If every century is characterized by a real-estate frontier—the West in the 19th, suburbia in the 20th—the sky belongs to the 21st. New York City's One57 stretches 1,000 feet above Central Park—the Western Hemisphere's tallest residential building until Rafael Viñoly's 432 Park Avenue (at nearly 1,400 feet) opens its doors in 2015. Yet Mumbai's World One tower will dwarf them both when it's completed in the same year, topping out at 117 floors. Forget terraces; the ultimate amenity in these buildings is the view. Counterintuitively, furniture that sits close to the ground—sunken sofas, platform beds, low-lying armchairs—gives high-altitude dwellers the best vantage point to fully enjoy such extravagance.

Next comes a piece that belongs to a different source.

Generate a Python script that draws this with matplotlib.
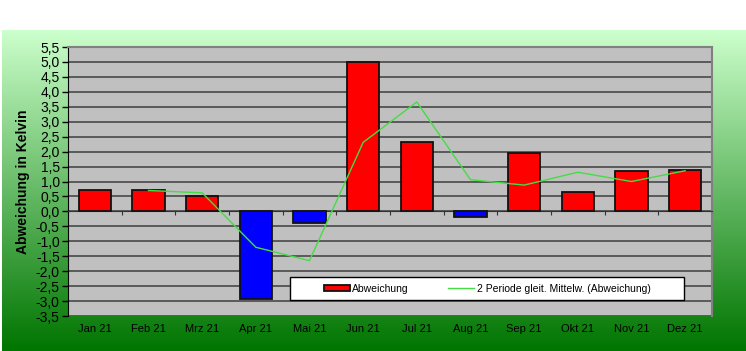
import numpy as np
import matplotlib.pyplot as plt
from matplotlib.ticker import MultipleLocator, FuncFormatter
from matplotlib.patches import Rectangle

plt.rcParams['font.family'] = ['Liberation Sans', 'DejaVu Sans']

months = ['Jan 21', 'Feb 21', 'Mrz 21', 'Apr 21', 'Mai 21', 'Jun 21',
          'Jul 21', 'Aug 21', 'Sep 21', 'Okt 21', 'Nov 21', 'Dez 21']
abweichung = [0.70, 0.70, 0.53, -2.92, -0.38, 5.00, 2.32, -0.20, 1.95, 0.66, 1.34, 1.38]
# 2 Perioden gleitender Mittelwert, starts at Feb
mittel_months = months[1:]
mittel = [0.70, 0.62, -1.20, -1.65, 2.31, 3.66, 1.06, 0.88, 1.31, 1.00, 1.36]

fig = plt.figure(figsize=(7.46, 3.51), dpi=100)
fig.patch.set_facecolor('white')

# green gradient background
bg = fig.add_axes([2 / 746, 0, 1 - 2 / 746, 321 / 351], zorder=0)
grad = np.linspace(0, 1, 256).reshape(-1, 1)
top = np.array([0.80, 1.0, 0.80])
bot = np.array([0.0, 0.46, 0.0])
img = top + (bot - top) * grad[:, :, None]
bg.imshow(img, aspect='auto', extent=[0, 1, 0, 1])
bg.axis('off')

ax = fig.add_axes([68 / 746, 35 / 351, 644 / 746, 269 / 351], zorder=1)
ax.set_facecolor('#c0c0c0')

x = np.arange(len(months))
colors = ['#ff0000' if v >= 0 else '#0000ff' for v in abweichung]
bars = ax.bar(x, abweichung, width=0.6, color=colors, edgecolor='#111111',
              linewidth=1.3, zorder=3, label='Abweichung')
line, = ax.plot(x[1:], mittel, color='#44dd44', linewidth=1, zorder=4,
                label='2 Periode gleit. Mittelw. (Abweichung)')

ax.set_xlim(-0.5, len(months) - 0.5)
ax.set_ylim(-3.5, 5.5)
ax.yaxis.set_major_locator(MultipleLocator(0.5))
ax.yaxis.set_major_formatter(FuncFormatter(lambda v, p: f'{v:.1f}'.replace('.', ',')))
ax.grid(axis='y', color='#484848', linewidth=1.2, zorder=1)
ax.tick_params(axis='y', labelsize=10, length=4, width=1, color='black', pad=2)

# x axis at zero with ticks at category boundaries
ax.spines['bottom'].set_position(('data', 0))
ax.spines['bottom'].set_color('#333333')
ax.set_xticks(np.arange(len(months) + 1) - 0.5)
ax.tick_params(axis='x', length=3, direction='out', labelbottom=False, color='#333333')
sec = ax.secondary_xaxis('bottom')
sec.set_xticks(x)
sec.set_xticklabels(months, fontsize=8)
sec.tick_params(length=0, pad=6)
sec.spines['bottom'].set_visible(False)

ax.spines['left'].set_color('black')
for s in ['top', 'right']:
    ax.spines[s].set_color('#808080')
    ax.spines[s].set_linewidth(1.5)

ax.set_ylabel('Abweichung in Kelvin', fontsize=10, fontweight='bold', labelpad=4)

# legend box
box = Rectangle((0.345, 0.059), 0.612, 0.086, transform=ax.transAxes,
                facecolor='white', edgecolor='black', linewidth=1, zorder=5)
ax.add_patch(box)
leg = ax.legend([bars, line], ['Abweichung', '2 Periode gleit. Mittelw. (Abweichung)'],
                ncol=2, loc='center', bbox_to_anchor=(0.345 + 0.306, 0.059 + 0.043),
                fontsize=7.5, frameon=False, borderaxespad=0, borderpad=0,
                handlelength=2.5, handleheight=0.6, handletextpad=0.2, columnspacing=3.8)
leg.set_zorder(6)

fig.savefig('out.png', dpi=100)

And when you're ready to get your head out of the clouds, "low furniture pushes individuals to interact with each other," says French designer Patrick Norguet, whose minimalist chairs have landed in MoMA's permanent collection. "It encourages a convivial attitude."
Furniture Hits a New Low
Now trending: tables, chairs, beds, and couches that sit close to the ground.
One of the still-impressive examples of modernist furniture, the Barcelona couch was designed in 1930 by the German architect Ludwig Mies van der Rohe (known as the father of the skyscraper) but looks as relevant as ever.